One more note. In my particular situation, I was able to work out a deal with my supervisor to cover “at least 80% of the required material.” I always figured that if I was ever asked to explain why I didn’t cover something on the required sheet, I would simply claim that that was part of the 20% I elected not to cover.

One other option is to talk to the advisor and offer your assistance. Diplomatically explain that you’d be happy to contact some anthro folks at other institutions and find out what’s considered typical in an intro course. He might be happy to have you do it.
I was going to say "ignore it" but mean essentially what Liz said. Many times I have included wording, terms, topics in the paragraph description of the course because they have been 'required' and then I just don't teach them, or I teach them in the way that I think is appropriate for that particular course, or those particular students.

A variation on Liz's approach to talking to the offending administrator is to sit down and say something like "I want to get this right. In Anthro we use Term X to mean this, but you seem to be using it differently, can you please explain?" I caution, however, that this can be time consuming and possibly contentious; I prefer the first way (possibly passive agressive I know, but I've learned to pick my battles!).

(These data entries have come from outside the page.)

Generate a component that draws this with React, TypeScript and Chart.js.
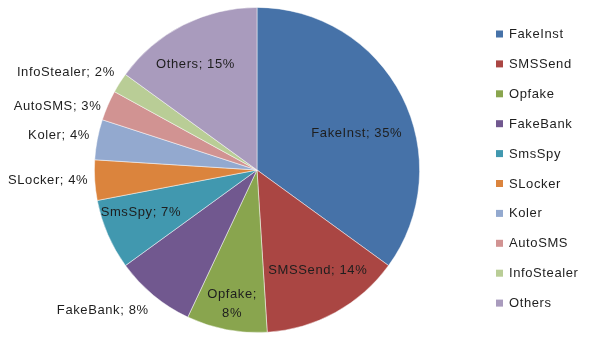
import React, { useEffect, useRef } from "react";
import { Chart, registerables } from "chart.js";

Chart.register(...registerables);

const categories = ["FakeInst", "SMSSend", "Opfake", "FakeBank", "SmsSpy", "SLocker", "Koler", "AutoSMS", "InfoStealer", "Others"];
const shares = [35, 14, 8, 8, 7, 4, 4, 3, 2, 15];
const colors = ["#4672A8", "#AA4643", "#89A54E", "#71588F", "#4198AF", "#DB843D", "#93A9CF", "#D19392", "#B9CD96", "#A99BBD"];

// label placement style: radial factor, angle offset (deg), alignment, line split
const labelStyle = [
  { f: 0.654, da: 6.7, align: "center", split: false },
  { f: 0.724, da: -2.3, align: "center", split: false },
  { f: 0.84, da: -0.3, align: "center", split: true },
  { f: 1.09, da: -1.9, align: "right", split: false },
  { f: 0.76, da: 3.4, align: "center", split: false },
  { f: 1.04, da: -0.1, align: "right", split: false },
  { f: 1.05, da: 1.0, align: "right", split: false },
  { f: 1.035, da: -1.1, align: "right", split: false },
  { f: 1.06, da: 2.0, align: "right", split: false },
  { f: 0.75, da: -3.3, align: "center", split: false },
];

const FONT = "13px 'Liberation Sans', Arial, sans-serif";
const SPACING = "0.6px";

const labelPlugin = {
  id: "sliceLabels",
  afterDatasetsDraw(chart: any) {
    const ctx = chart.ctx;
    const meta = chart.getDatasetMeta(0);
    ctx.save();
    ctx.font = FONT;
    (ctx as any).letterSpacing = SPACING;
    ctx.fillStyle = "#1e1e1e";
    ctx.textBaseline = "middle";
    meta.data.forEach((arc: any, i: number) => {
      const { x, y, startAngle, endAngle, outerRadius } = arc.getProps(["x", "y", "startAngle", "endAngle", "outerRadius"], true);
      const st = labelStyle[i];
      const a = (startAngle + endAngle) / 2 + (st.da * Math.PI) / 180;
      const px = x + Math.cos(a) * outerRadius * st.f;
      const py = y + Math.sin(a) * outerRadius * st.f;
      ctx.textAlign = st.align;
      const text = `${categories[i]}; ${shares[i]}%`;
      if (st.split) {
        ctx.fillText(`${categories[i]};`, px, py - 10);
        ctx.fillText(`${shares[i]}%`, px, py + 9);
      } else {
        ctx.fillText(text, px, py);
      }
    });
    ctx.restore();
  },
};

const legendPlugin = {
  id: "sideLegend",
  afterDraw(chart: any) {
    const ctx = chart.ctx;
    ctx.save();
    ctx.font = FONT;
    (ctx as any).letterSpacing = SPACING;
    ctx.textBaseline = "middle";
    ctx.textAlign = "left";
    const x0 = 496;
    const y0 = 34;
    const step = 29.9;
    categories.forEach((c, i) => {
      const y = y0 + i * step;
      ctx.fillStyle = colors[i];
      ctx.fillRect(x0, y - 3.5, 7, 7);
      ctx.fillStyle = "#1e1e1e";
      ctx.fillText(c, x0 + 13, y + 0.5);
    });
    ctx.restore();
  },
};

export default function App() {
  const ref = useRef<HTMLCanvasElement>(null);
  useEffect(() => {
    const chart = new Chart(ref.current!, {
      type: "pie",
      data: {
        labels: categories,
        datasets: [
          {
            data: shares,
            backgroundColor: colors,
            borderColor: "rgba(255,255,255,0.6)",
            borderWidth: 0.8,
          },
        ],
      },
      options: {
        animation: false,
        responsive: false,
        maintainAspectRatio: false,
        layout: { padding: { left: 94, right: 170, top: 7, bottom: 24 } },
        plugins: {
          legend: { display: false },
          tooltip: { enabled: false },
        },
      },
      plugins: [labelPlugin, legendPlugin],
    });
    return () => chart.destroy();
  }, []);
  return (
    <div style={{ position: "fixed", left: 0, top: 0, width: 590, height: 357, background: "#fff" }}>
      <canvas ref={ref} width={590} height={357} style={{ width: 590, height: 357 }} />
    </div>
  );
}
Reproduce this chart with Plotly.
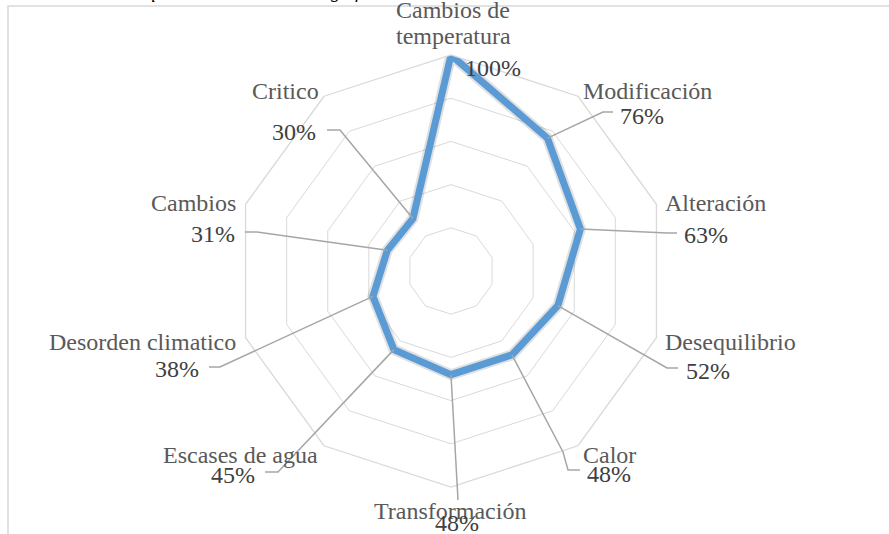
import math
import plotly.graph_objects as go

# ---------------- data ----------------
categories = ["Cambios de temperatura", "Modificación", "Alteración", "Desequilibrio",
              "Calor", "Transformación", "Escases de agua", "Desorden climatico",
              "Cambios", "Critico"]
values = [100, 76, 63, 52, 48, 48, 45, 38, 31, 30]
ring_ticks = [20, 40, 60, 80, 100]

# ---------------- layout constants ----------------
W, H = 889, 534
CX, CY, R = 451, 271, 216          # polar centre / outer radius in pixels
RMAX = 100
FONT = "Liberation Serif"
CAT_COLOR = "#595959"
VAL_COLOR = "#404040"
LEADER = "#a6a6a6"
GRID = "#d9d9d9"
BLUE = "#5B9BD5"

# label placement (pixel centres) for category name / value text, and leader path end points
cat_label_pos = [None, (647, 90), (715, 202), (730, 341), (609, 454), (450, 510),
                 (240, 454), (142, 341), (193, 202), (285, 90)]
val_label_pos = [(493, 67), (642, 115), (706, 234), (708, 370), (609, 473), (457, 522),
                 (233, 474), (177, 368), (213, 233), (294, 131)]
leader_paths = [None,
                [(603, 112), (613, 112)],
                [(667, 233), (677, 233)],
                [(667, 368), (678, 368)],
                [(563, 452), (568, 470), (580, 470)],
                [(458, 500)],
                [(278, 472), (265, 472)],
                [(220, 367), (209, 367)],
                [(257, 232), (245, 232)],
                [(340, 130), (327, 130)]]


def px(x):
    return x / W


def py(y):
    return 1 - y / H


def point_pixel(i, v):
    ang = math.radians(90 - i * 360 / len(categories))
    r = v / RMAX * R
    return CX + r * math.cos(ang), CY - r * math.sin(ang)


fig = go.Figure()

theta = categories + [categories[0]]
rr = values + [values[0]]

# soft shadow under the series line
fig.add_trace(go.Scatterpolar(r=rr, theta=theta, mode="lines",
                              line=dict(color="rgba(0,0,0,0.12)", width=11),
                              hoverinfo="skip", showlegend=False))
fig.add_trace(go.Scatterpolar(r=rr, theta=theta, mode="lines",
                              line=dict(color=BLUE, width=7),
                              showlegend=False))

shapes = []
annotations = []

# frame of the chart area
shapes.append(dict(type="rect", xref="paper", yref="paper",
                   x0=px(8), x1=px(W + 10), y0=py(H + 10), y1=py(6),
                   line=dict(color=GRID, width=1.5)))

# leader lines
for i, path in enumerate(leader_paths):
    if not path:
        continue
    x0, y0 = point_pixel(i, values[i])
    pts = [(x0, y0)] + path
    d = "M " + " L ".join(f"{px(x):.5f},{py(y):.5f}" for x, y in pts)
    shapes.append(dict(type="path", xref="paper", yref="paper", path=d,
                       line=dict(color=LEADER, width=1.5)))

# category labels
for i, pos in enumerate(cat_label_pos):
    if pos is None:
        continue
    annotations.append(dict(text=categories[i], x=px(pos[0]), y=py(pos[1] + 1),
                            xref="paper", yref="paper", showarrow=False,
                            xanchor="center", yanchor="middle",
                            font=dict(family=FONT, size=24, color=CAT_COLOR)))
# first category on two lines
first_words = categories[0].split(" ")
annotations.append(dict(text=" ".join(first_words[:2]), x=px(453), y=py(10),
                        xref="paper", yref="paper", showarrow=False,
                        xanchor="center", yanchor="middle",
                        font=dict(family=FONT, size=24, color=CAT_COLOR)))
annotations.append(dict(text=" ".join(first_words[2:]), x=px(453), y=py(36),
                        xref="paper", yref="paper", showarrow=False,
                        xanchor="center", yanchor="middle",
                        font=dict(family=FONT, size=24, color=CAT_COLOR)))

# value labels
for i, pos in enumerate(val_label_pos):
    annotations.append(dict(text=f"{values[i]}%", x=px(pos[0]), y=py(pos[1] + 1),
                            xref="paper", yref="paper", showarrow=False,
                            xanchor="center", yanchor="middle",
                            font=dict(family=FONT, size=24, color=VAL_COLOR)))

# caption above the chart (cut off by the top edge)
annotations.append(dict(text="<i>Tabla 4. Palabras que más se asocian al significado de cambio climático</i>",
                        x=px(4), y=1, xref="paper", yref="paper", showarrow=False,
                        xanchor="left", yanchor="bottom", yshift=-4,
                        font=dict(family=FONT, size=19, color="#000000")))

fig.update_layout(
    width=W, height=H,
    margin=dict(l=0, r=0, t=0, b=0),
    paper_bgcolor="white",
    plot_bgcolor="white",
    showlegend=False,
    polar=dict(
        domain=dict(x=[px(CX - R), px(CX + R)], y=[py(CY + R), py(CY - R)]),
        bgcolor="white",
        gridshape="linear",
        radialaxis=dict(range=[0, RMAX], tickvals=ring_ticks, showticklabels=False,
                        ticks="", showline=False, gridcolor=GRID, gridwidth=1.3),
        angularaxis=dict(rotation=90, direction="clockwise", showticklabels=False,
                         ticks="", showgrid=False, showline=True,
                         linecolor=GRID, linewidth=1.3),
    ),
    shapes=shapes,
    annotations=annotations,
)

fig.write_html("out.html", config={"displayModeBar": False},
               post_script="document.body.style.margin='0px';document.body.style.overflow='hidden';")
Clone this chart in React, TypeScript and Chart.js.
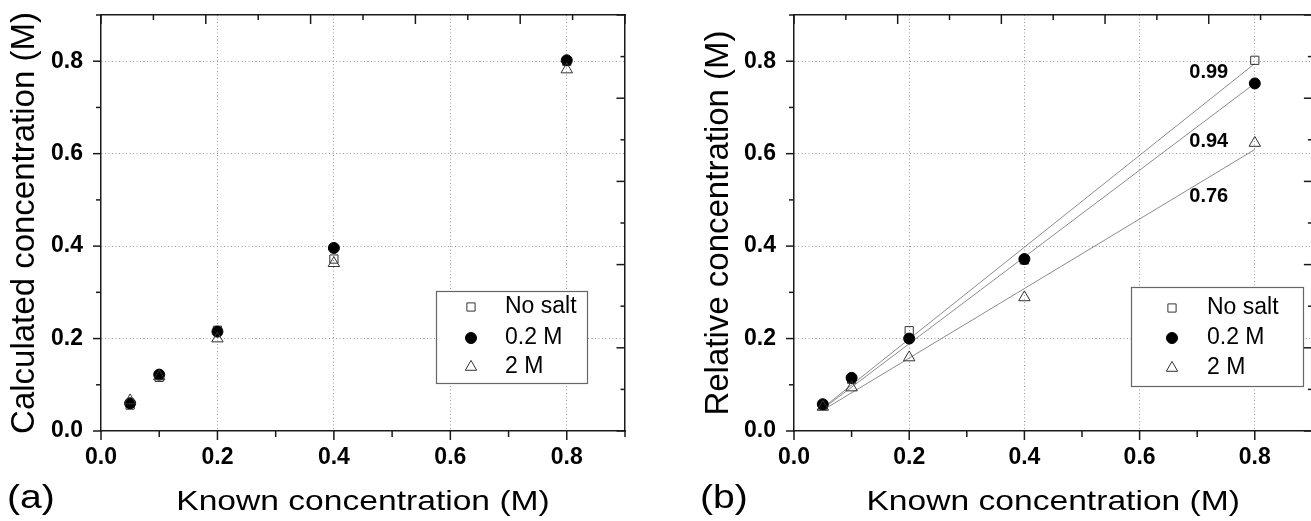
import React, { useEffect, useRef } from 'react';
import { Chart, registerables } from 'chart.js';

Chart.register(...registerables);

const FONT = "'Liberation Sans', Arial, Helvetica, sans-serif";
const NARROW = "'Liberation Sans Narrow', 'Arial Narrow', 'Liberation Sans', Arial, sans-serif";

// ---------- data ----------
const knownConc = [0.05, 0.1, 0.2, 0.4, 0.8];
const seriesLabels = ['No salt', '0.2 M', '2 M'];

// panel (a): calculated concentration
const calcNoSalt = [0.056, 0.116, 0.218, 0.372, 0.8];
const calc02M = [0.06, 0.122, 0.215, 0.396, 0.802];
const calc2M = [0.066, 0.118, 0.2, 0.363, 0.782];

// panel (b): relative concentration
const relNoSalt = [0.055, 0.112, 0.217, 0.37, 0.802];
const rel02M = [0.058, 0.115, 0.2, 0.372, 0.752];
const rel2M = [0.052, 0.094, 0.159, 0.289, 0.623];

// linear fits in panel (b)
const fitX = [0.05, 0.8];
const fitNoSalt = [0.05, 0.795];
const fit02M = [0.048, 0.752];
const fit2M = [0.045, 0.609];
const slopeTexts = ['0.99', '0.94', '0.76'];
const slopeTextX = [0.72, 0.72, 0.72];
const slopeTextY = [0.775, 0.627, 0.508];

const xTitle = 'Known concentration (M)';
const yTitles = ['Calculated concentration (M)', 'Relative concentration (M)'];
const panelLabels = ['(a)', '(b)'];

// ---------- styles ----------
const markerStyles = [
  { pointStyle: 'rect', radius: 5.8, fill: 'rgba(255,255,255,0)', stroke: '#333' },
  { pointStyle: 'circle', radius: 5.5, fill: '#000', stroke: '#000' },
  { pointStyle: 'triangle', radius: 6.6, fill: 'rgba(255,255,255,0)', stroke: '#333' },
];
const AXIS = '#1a1a1a';
const GRID = '#9a9a9a';

function drawMarker(ctx: CanvasRenderingContext2D, style: string, x: number, y: number, r: number, fill: string, stroke: string) {
  ctx.beginPath();
  if (style === 'circle') {
    ctx.arc(x, y, r, 0, Math.PI * 2);
  } else if (style === 'rect') {
    const s = r * Math.SQRT1_2;
    ctx.rect(x - s, y - s, 2 * s, 2 * s);
  } else {
    const a = (2 * Math.PI) / 3;
    ctx.moveTo(x, y - r);
    ctx.lineTo(x + r * Math.sin(a), y - r * Math.cos(a));
    ctx.lineTo(x + r * Math.sin(2 * a), y - r * Math.cos(2 * a));
    ctx.closePath();
  }
  ctx.fillStyle = fill;
  ctx.fill();
  ctx.strokeStyle = stroke;
  ctx.lineWidth = 1;
  ctx.stroke();
}

// ---------- plugins ----------
const frameTicksPlugin = {
  id: 'frameTicks',
  afterDraw(chart: any) {
    const { ctx, chartArea: ca } = chart;
    ctx.save();
    ctx.strokeStyle = AXIS;
    ctx.lineWidth = 1.5;
    const specs = [
      { id: 'x', side: 'bottom', step: 0.1, majorLen: 9, minorLen: 6 },
      { id: 'y', side: 'left', step: 0.1, majorLen: 8, minorLen: 5 },
      { id: 'x2', side: 'top', step: 0.1, majorLen: 9, minorLen: 5 },
      { id: 'y2', side: 'right', step: 0.1, majorLen: 8.5, minorLen: 4.5 },
    ];
    for (const s of specs) {
      const scale = chart.scales[s.id];
      if (!scale) continue;
      const n = Math.round((scale.max - scale.min) / s.step);
      for (let k = 0; k <= n; k++) {
        const v = scale.min + k * s.step;
        const major = k % 2 === 0;
        const len = major ? s.majorLen : s.minorLen;
        const p = scale.getPixelForValue(v);
        ctx.beginPath();
        if (s.side === 'bottom') { ctx.moveTo(p, ca.bottom); ctx.lineTo(p, ca.bottom + len); }
        else if (s.side === 'top') { ctx.moveTo(p, ca.top); ctx.lineTo(p, ca.top + len); }
        else if (s.side === 'left') { ctx.moveTo(ca.left - len, p); ctx.lineTo(ca.left, p); }
        else { ctx.moveTo(ca.right - len, p); ctx.lineTo(ca.right, p); }
        ctx.stroke();
      }
    }
    ctx.restore();
  },
};

const boxLegendPlugin = {
  id: 'boxLegend',
  afterDraw(chart: any, _args: any, o: any) {
    const { ctx } = chart;
    ctx.save();
    ctx.fillStyle = '#fff';
    ctx.fillRect(o.x, o.y, o.w, o.h);
    ctx.strokeStyle = '#666';
    ctx.lineWidth = 1.2;
    ctx.strokeRect(o.x + 0.5, o.y + 0.5, o.w, o.h);
    const items = chart.data.datasets.filter((d: any) => d.legendItem);
    items.forEach((d: any, i: number) => {
      const y = o.rowY[i];
      drawMarker(ctx, d.pointStyle, o.markerX, y, d.pointRadius, d.backgroundColor, d.borderColor);
      ctx.fillStyle = '#000';
      ctx.font = `${o.fontSize}px ${FONT}`;
      ctx.textAlign = 'left';
      ctx.textBaseline = 'middle';
      ctx.fillText(d.label, o.textX, y);
    });
    ctx.restore();
  },
};

const slopeLabelPlugin = {
  id: 'slopeLabels',
  afterDatasetsDraw(chart: any, _args: any, o: any) {
    if (!o || !o.show) return;
    const { ctx } = chart;
    const xs = chart.scales.x;
    const ys = chart.scales.y;
    ctx.save();
    ctx.font = `bold 20px ${FONT}`;
    ctx.fillStyle = '#000';
    ctx.textAlign = 'center';
    ctx.textBaseline = 'middle';
    slopeTexts.forEach((t, i) => {
      ctx.fillText(t, xs.getPixelForValue(slopeTextX[i]), ys.getPixelForValue(slopeTextY[i]));
    });
    ctx.restore();
  },
};

const panelTextPlugin = {
  id: 'panelText',
  afterDraw(chart: any, _args: any, o: any) {
    const { ctx, chartArea: ca } = chart;
    const title = chart.options.scales.x.title.text;
    ctx.save();
    ctx.fillStyle = '#000';
    ctx.font = `28px ${FONT}`;
    ctx.textAlign = 'center';
    ctx.textBaseline = 'alphabetic';
    ctx.translate((ca.left + ca.right) / 2, 510);
    ctx.scale(1.2, 1);
    ctx.fillText(title, 0, 0);
    ctx.restore();
    ctx.save();
    ctx.fillStyle = '#000';
    ctx.font = `34px ${FONT}`;
    ctx.textAlign = 'left';
    ctx.textBaseline = 'alphabetic';
    ctx.translate(o.labelX, 508);
    ctx.scale(1.15, 1);
    ctx.fillText(o.label, 0, 0);
    ctx.restore();
  },
};

// ---------- config ----------
function zeroPad(s: any) {
  s.paddingTop = 0;
  s.paddingBottom = 0;
  s.paddingLeft = 0;
  s.paddingRight = 0;
}

function buildConfig(p: any): any {
  const datasets: any[] = [];
  p.series.forEach((vals: number[], i: number) => {
    const m = markerStyles[i];
    datasets.push({
      label: seriesLabels[i],
      legendItem: true,
      data: knownConc.map((x, j) => ({ x, y: vals[j] })),
      pointStyle: m.pointStyle,
      pointRadius: m.radius,
      backgroundColor: m.fill,
      borderColor: m.stroke,
      borderWidth: 1,
      showLine: false,
      order: 3 - i,
      xAxisID: 'x',
      yAxisID: 'y',
    });
  });
  if (p.fits) {
    p.fits.forEach((vals: number[]) => {
      datasets.push({
        label: '',
        data: fitX.map((x, j) => ({ x, y: vals[j] })),
        showLine: true,
        pointRadius: 0,
        borderColor: '#8c8c8c',
        borderWidth: 1,
        backgroundColor: 'rgba(0,0,0,0)',
        order: 10,
        xAxisID: 'x',
        yAxisID: 'y',
      });
    });
  }
  const tickFont = { family: NARROW, size: 23, weight: 'bold' };
  const gridColor = (c: any) => (c.tick && c.tick.value > 0.001 ? GRID : 'rgba(0,0,0,0)');
  return {
    type: 'scatter',
    data: { datasets },
    plugins: [frameTicksPlugin, slopeLabelPlugin, boxLegendPlugin, panelTextPlugin],
    options: {
      responsive: false,
      animation: false,
      devicePixelRatio: 1,
      layout: { padding: p.layoutPad },
      events: [],
      plugins: {
        legend: { display: false },
        tooltip: { enabled: false },
        boxLegend: { ...p.legend, fontSize: 23 },
        slopeLabels: { show: !!p.fits },
        panelText: { label: p.panelLabel, labelX: p.labelX },
      },
      scales: {
        x: {
          type: 'linear', position: 'bottom', min: 0, max: 0.9,
          ticks: {
            stepSize: 0.2, includeBounds: false, padding: 13, color: '#000', font: tickFont,
            maxRotation: 0, autoSkip: false, callback: (v: any) => Number(v).toFixed(1),
          },
          grid: { drawTicks: false, color: gridColor, lineWidth: 1 },
          border: { display: true, color: AXIS, width: 1.5, dash: [1, 2.5] },
          title: { display: false, text: xTitle },
          afterFit: (s: any) => { s.height = 90; zeroPad(s); },
        },
        y: {
          type: 'linear', position: 'left', min: 0, max: 0.9,
          ticks: {
            stepSize: 0.2, includeBounds: false, padding: 18, color: '#000', font: tickFont,
            autoSkip: false, callback: (v: any) => Number(v).toFixed(1),
          },
          grid: { drawTicks: false, color: gridColor, lineWidth: 1 },
          border: { display: true, color: AXIS, width: 1.5, dash: [1, 2.5] },
          title: {
            display: true, text: p.yTitle, color: '#000',
            font: { family: FONT, size: 33, weight: 'normal' },
            padding: { top: p.yTitlePad, bottom: 0 },
          },
          afterFit: (s: any) => { s.width = p.yWidth; zeroPad(s); },
        },
        x2: {
          type: 'linear', position: 'top', min: 0, max: 1,
          ticks: { display: false },
          grid: { display: false, drawTicks: false },
          border: { display: true, color: AXIS, width: 1.5 },
          afterFit: (s: any) => { s.height = 0; zeroPad(s); },
        },
        y2: {
          type: 'linear', position: 'right', min: 0, max: 1,
          ticks: { display: false },
          grid: { display: false, drawTicks: false },
          border: { display: true, color: AXIS, width: 1.5 },
          afterFit: (s: any) => { s.width = 0; zeroPad(s); },
        },
      },
    },
  };
}

const leftPanel = {
  series: [calcNoSalt, calc02M, calc2M],
  fits: null,
  yTitle: yTitles[0],
  panelLabel: panelLabels[0],
  labelX: 7,
  layoutPad: { left: 0, right: 35, top: 15, bottom: 0 },
  yWidth: 101,
  yTitlePad: 5,
  legend: { x: 436, y: 291, w: 151, h: 92, markerX: 471, textX: 505, rowY: [307, 338, 367] },
};

const rightPanel = {
  series: [relNoSalt, rel02M, rel2M],
  fits: [fitNoSalt, fit02M, fit2M],
  yTitle: yTitles[1],
  panelLabel: panelLabels[1],
  labelX: 40,
  layoutPad: { left: 39, right: 1, top: 15, bottom: 0 },
  yWidth: 95,
  yTitlePad: 0,
  legend: { x: 471, y: 287, w: 172, h: 99, markerX: 512, textX: 547, rowY: [308, 338, 368] },
};

export default function App() {
  const leftRef = useRef<HTMLCanvasElement>(null);
  const rightRef = useRef<HTMLCanvasElement>(null);
  useEffect(() => {
    Chart.defaults.font.family = FONT;
    const c1 = new Chart(leftRef.current as HTMLCanvasElement, buildConfig(leftPanel));
    const c2 = new Chart(rightRef.current as HTMLCanvasElement, buildConfig(rightPanel));
    return () => {
      c1.destroy();
      c2.destroy();
    };
  }, []);
  return (
    <div style={{ position: 'absolute', left: 0, top: 0, width: 1311, height: 521, overflow: 'hidden', background: '#fff' }}>
      <canvas ref={leftRef} width={660} height={521} style={{ position: 'absolute', left: 0, top: 0, width: 660, height: 521 }} />
      <canvas ref={rightRef} width={660} height={521} style={{ position: 'absolute', left: 660, top: 0, width: 660, height: 521 }} />
    </div>
  );
}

Hand it out. Make sure and tell the students that you are required to give it to them, and who wrote it. Then hand out your own syllabus, make sure you say that this is additional and what you will be going by. Then never refer to the other again. You did give it out.
I say, LEAVE! There are enough indignities bestowed upon us adjuncts. The sooner and the more widely we all simply refuse, walk away, the sooner the institutions will change their policies, and respect the expertise of those hired to teach the courses. As long as we stand up for abuse, the abuse will continue.